╔══

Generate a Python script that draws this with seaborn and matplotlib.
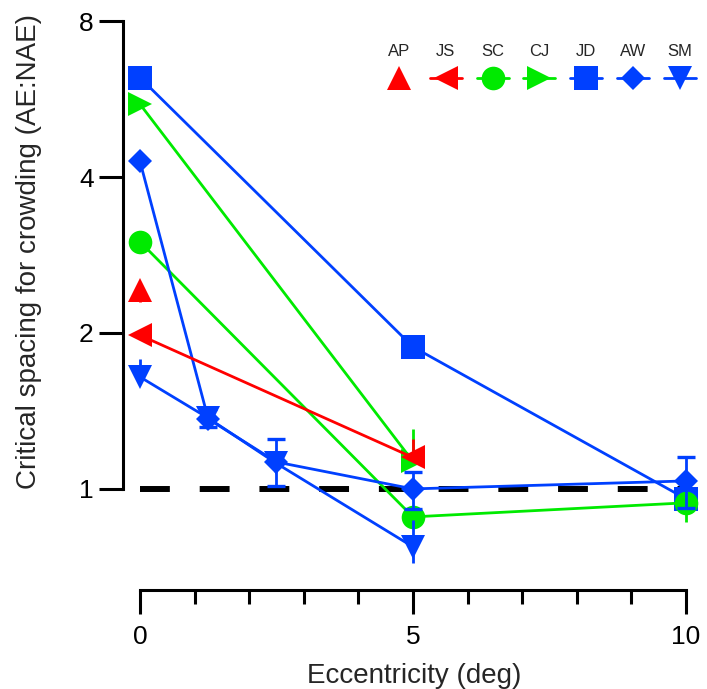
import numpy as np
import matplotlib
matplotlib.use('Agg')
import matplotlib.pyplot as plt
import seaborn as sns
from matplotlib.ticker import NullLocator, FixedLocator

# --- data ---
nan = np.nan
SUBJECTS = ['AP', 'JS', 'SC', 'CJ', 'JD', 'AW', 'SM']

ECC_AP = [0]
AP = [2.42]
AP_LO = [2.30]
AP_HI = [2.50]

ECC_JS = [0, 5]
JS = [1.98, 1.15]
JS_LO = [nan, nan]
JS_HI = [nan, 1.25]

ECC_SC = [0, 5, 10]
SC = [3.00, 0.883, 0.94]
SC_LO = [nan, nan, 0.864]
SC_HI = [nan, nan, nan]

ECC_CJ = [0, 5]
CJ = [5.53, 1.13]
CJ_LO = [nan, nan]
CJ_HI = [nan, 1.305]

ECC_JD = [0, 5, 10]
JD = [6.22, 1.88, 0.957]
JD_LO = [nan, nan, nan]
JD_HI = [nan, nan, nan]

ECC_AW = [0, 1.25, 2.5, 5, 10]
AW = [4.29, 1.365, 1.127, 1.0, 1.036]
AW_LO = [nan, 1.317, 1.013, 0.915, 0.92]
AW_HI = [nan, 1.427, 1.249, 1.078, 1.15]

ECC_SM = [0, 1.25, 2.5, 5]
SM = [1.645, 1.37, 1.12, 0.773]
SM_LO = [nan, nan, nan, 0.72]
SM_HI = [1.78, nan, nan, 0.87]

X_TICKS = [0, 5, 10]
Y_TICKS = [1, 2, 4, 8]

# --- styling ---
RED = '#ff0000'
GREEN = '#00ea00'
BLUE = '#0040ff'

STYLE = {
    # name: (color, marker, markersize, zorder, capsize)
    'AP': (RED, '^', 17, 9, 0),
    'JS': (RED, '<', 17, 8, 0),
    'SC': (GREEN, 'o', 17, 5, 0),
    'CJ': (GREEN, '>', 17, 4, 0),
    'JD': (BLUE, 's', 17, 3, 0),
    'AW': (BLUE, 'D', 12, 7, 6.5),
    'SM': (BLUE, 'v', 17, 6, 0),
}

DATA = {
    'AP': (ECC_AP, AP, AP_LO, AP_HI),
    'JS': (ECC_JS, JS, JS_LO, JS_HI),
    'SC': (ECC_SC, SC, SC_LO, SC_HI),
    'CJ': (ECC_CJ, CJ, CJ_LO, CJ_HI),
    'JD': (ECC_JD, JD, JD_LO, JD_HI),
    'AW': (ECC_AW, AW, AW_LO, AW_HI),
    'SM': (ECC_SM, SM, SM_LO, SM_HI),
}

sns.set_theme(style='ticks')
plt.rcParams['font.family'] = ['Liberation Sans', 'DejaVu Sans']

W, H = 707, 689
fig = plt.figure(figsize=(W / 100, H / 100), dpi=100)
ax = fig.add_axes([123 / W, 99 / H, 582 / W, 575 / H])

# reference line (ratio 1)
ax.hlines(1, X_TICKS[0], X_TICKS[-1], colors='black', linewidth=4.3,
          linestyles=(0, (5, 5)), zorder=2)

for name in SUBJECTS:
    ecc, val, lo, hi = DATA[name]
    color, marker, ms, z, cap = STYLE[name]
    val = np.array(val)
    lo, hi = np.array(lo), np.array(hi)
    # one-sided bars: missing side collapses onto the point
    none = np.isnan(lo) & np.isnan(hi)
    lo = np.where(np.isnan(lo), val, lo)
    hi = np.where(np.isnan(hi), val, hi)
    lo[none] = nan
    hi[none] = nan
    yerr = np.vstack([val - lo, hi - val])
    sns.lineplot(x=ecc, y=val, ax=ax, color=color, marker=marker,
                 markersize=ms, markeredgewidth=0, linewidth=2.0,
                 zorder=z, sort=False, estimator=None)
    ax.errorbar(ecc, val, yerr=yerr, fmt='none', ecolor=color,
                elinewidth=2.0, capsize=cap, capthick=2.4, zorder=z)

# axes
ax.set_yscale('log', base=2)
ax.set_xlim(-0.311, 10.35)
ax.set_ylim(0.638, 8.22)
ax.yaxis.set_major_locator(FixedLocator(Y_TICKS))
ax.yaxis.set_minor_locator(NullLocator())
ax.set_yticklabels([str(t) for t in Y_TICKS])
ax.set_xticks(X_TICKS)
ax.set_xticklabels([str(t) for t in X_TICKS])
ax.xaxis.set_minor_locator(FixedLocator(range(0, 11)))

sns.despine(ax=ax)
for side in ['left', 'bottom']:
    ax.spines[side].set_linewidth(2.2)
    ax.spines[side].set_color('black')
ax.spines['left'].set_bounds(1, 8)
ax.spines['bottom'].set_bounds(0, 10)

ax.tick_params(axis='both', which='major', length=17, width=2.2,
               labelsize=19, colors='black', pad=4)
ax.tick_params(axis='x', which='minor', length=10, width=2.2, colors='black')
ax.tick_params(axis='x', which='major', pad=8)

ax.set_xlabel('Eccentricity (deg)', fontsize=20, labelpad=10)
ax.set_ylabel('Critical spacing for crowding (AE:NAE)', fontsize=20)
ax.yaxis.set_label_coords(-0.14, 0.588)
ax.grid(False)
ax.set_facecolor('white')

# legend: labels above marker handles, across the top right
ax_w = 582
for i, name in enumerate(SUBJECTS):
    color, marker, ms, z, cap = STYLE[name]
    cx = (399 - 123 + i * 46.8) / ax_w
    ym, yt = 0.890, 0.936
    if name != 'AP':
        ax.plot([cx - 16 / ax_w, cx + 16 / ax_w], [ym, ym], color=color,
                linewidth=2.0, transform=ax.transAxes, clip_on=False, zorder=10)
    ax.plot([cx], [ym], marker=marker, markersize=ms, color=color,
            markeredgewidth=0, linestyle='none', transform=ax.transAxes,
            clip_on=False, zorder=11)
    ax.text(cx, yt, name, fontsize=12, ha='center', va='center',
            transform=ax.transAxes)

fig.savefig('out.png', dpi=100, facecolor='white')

╚══

== REQUEST ==
Set the data above down again exactly as given, with no pictures.

== ANSWER TO THIS PROBLEM ==
Generate a Python script that draws this with seaborn and matplotlib.
import numpy as np
import matplotlib
matplotlib.use('Agg')
import matplotlib.pyplot as plt
import seaborn as sns
from matplotlib.ticker import NullLocator, FixedLocator

# --- data ---
nan = np.nan
SUBJECTS = ['AP', 'JS', 'SC', 'CJ', 'JD', 'AW', 'SM']

ECC_AP = [0]
AP = [2.42]
AP_LO = [2.30]
AP_HI = [2.50]

ECC_JS = [0, 5]
JS = [1.98, 1.15]
JS_LO = [nan, nan]
JS_HI = [nan, 1.25]

ECC_SC = [0, 5, 10]
SC = [3.00, 0.883, 0.94]
SC_LO = [nan, nan, 0.864]
SC_HI = [nan, nan, nan]

ECC_CJ = [0, 5]
CJ = [5.53, 1.13]
CJ_LO = [nan, nan]
CJ_HI = [nan, 1.305]

ECC_JD = [0, 5, 10]
JD = [6.22, 1.88, 0.957]
JD_LO = [nan, nan, nan]
JD_HI = [nan, nan, nan]

ECC_AW = [0, 1.25, 2.5, 5, 10]
AW = [4.29, 1.365, 1.127, 1.0, 1.036]
AW_LO = [nan, 1.317, 1.013, 0.915, 0.92]
AW_HI = [nan, 1.427, 1.249, 1.078, 1.15]

ECC_SM = [0, 1.25, 2.5, 5]
SM = [1.645, 1.37, 1.12, 0.773]
SM_LO = [nan, nan, nan, 0.72]
SM_HI = [1.78, nan, nan, 0.87]

X_TICKS = [0, 5, 10]
Y_TICKS = [1, 2, 4, 8]

# --- styling ---
RED = '#ff0000'
GREEN = '#00ea00'
BLUE = '#0040ff'

STYLE = {
    # name: (color, marker, markersize, zorder, capsize)
    'AP': (RED, '^', 17, 9, 0),
    'JS': (RED, '<', 17, 8, 0),
    'SC': (GREEN, 'o', 17, 5, 0),
    'CJ': (GREEN, '>', 17, 4, 0),
    'JD': (BLUE, 's', 17, 3, 0),
    'AW': (BLUE, 'D', 12, 7, 6.5),
    'SM': (BLUE, 'v', 17, 6, 0),
}

DATA = {
    'AP': (ECC_AP, AP, AP_LO, AP_HI),
    'JS': (ECC_JS, JS, JS_LO, JS_HI),
    'SC': (ECC_SC, SC, SC_LO, SC_HI),
    'CJ': (ECC_CJ, CJ, CJ_LO, CJ_HI),
    'JD': (ECC_JD, JD, JD_LO, JD_HI),
    'AW': (ECC_AW, AW, AW_LO, AW_HI),
    'SM': (ECC_SM, SM, SM_LO, SM_HI),
}

sns.set_theme(style='ticks')
plt.rcParams['font.family'] = ['Liberation Sans', 'DejaVu Sans']

W, H = 707, 689
fig = plt.figure(figsize=(W / 100, H / 100), dpi=100)
ax = fig.add_axes([123 / W, 99 / H, 582 / W, 575 / H])

# reference line (ratio 1)
ax.hlines(1, X_TICKS[0], X_TICKS[-1], colors='black', linewidth=4.3,
          linestyles=(0, (5, 5)), zorder=2)

for name in SUBJECTS:
    ecc, val, lo, hi = DATA[name]
    color, marker, ms, z, cap = STYLE[name]
    val = np.array(val)
    lo, hi = np.array(lo), np.array(hi)
    # one-sided bars: missing side collapses onto the point
    none = np.isnan(lo) & np.isnan(hi)
    lo = np.where(np.isnan(lo), val, lo)
    hi = np.where(np.isnan(hi), val, hi)
    lo[none] = nan
    hi[none] = nan
    yerr = np.vstack([val - lo, hi - val])
    sns.lineplot(x=ecc, y=val, ax=ax, color=color, marker=marker,
                 markersize=ms, markeredgewidth=0, linewidth=2.0,
                 zorder=z, sort=False, estimator=None)
    ax.errorbar(ecc, val, yerr=yerr, fmt='none', ecolor=color,
                elinewidth=2.0, capsize=cap, capthick=2.4, zorder=z)

# axes
ax.set_yscale('log', base=2)
ax.set_xlim(-0.311, 10.35)
ax.set_ylim(0.638, 8.22)
ax.yaxis.set_major_locator(FixedLocator(Y_TICKS))
ax.yaxis.set_minor_locator(NullLocator())
ax.set_yticklabels([str(t) for t in Y_TICKS])
ax.set_xticks(X_TICKS)
ax.set_xticklabels([str(t) for t in X_TICKS])
ax.xaxis.set_minor_locator(FixedLocator(range(0, 11)))

sns.despine(ax=ax)
for side in ['left', 'bottom']:
    ax.spines[side].set_linewidth(2.2)
    ax.spines[side].set_color('black')
ax.spines['left'].set_bounds(1, 8)
ax.spines['bottom'].set_bounds(0, 10)

ax.tick_params(axis='both', which='major', length=17, width=2.2,
               labelsize=19, colors='black', pad=4)
ax.tick_params(axis='x', which='minor', length=10, width=2.2, colors='black')
ax.tick_params(axis='x', which='major', pad=8)

ax.set_xlabel('Eccentricity (deg)', fontsize=20, labelpad=10)
ax.set_ylabel('Critical spacing for crowding (AE:NAE)', fontsize=20)
ax.yaxis.set_label_coords(-0.14, 0.588)
ax.grid(False)
ax.set_facecolor('white')

# legend: labels above marker handles, across the top right
ax_w = 582
for i, name in enumerate(SUBJECTS):
    color, marker, ms, z, cap = STYLE[name]
    cx = (399 - 123 + i * 46.8) / ax_w
    ym, yt = 0.890, 0.936
    if name != 'AP':
        ax.plot([cx - 16 / ax_w, cx + 16 / ax_w], [ym, ym], color=color,
                linewidth=2.0, transform=ax.transAxes, clip_on=False, zorder=10)
    ax.plot([cx], [ym], marker=marker, markersize=ms, color=color,
            markeredgewidth=0, linestyle='none', transform=ax.transAxes,
            clip_on=False, zorder=11)
    ax.text(cx, yt, name, fontsize=12, ha='center', va='center',
            transform=ax.transAxes)

fig.savefig('out.png', dpi=100, facecolor='white')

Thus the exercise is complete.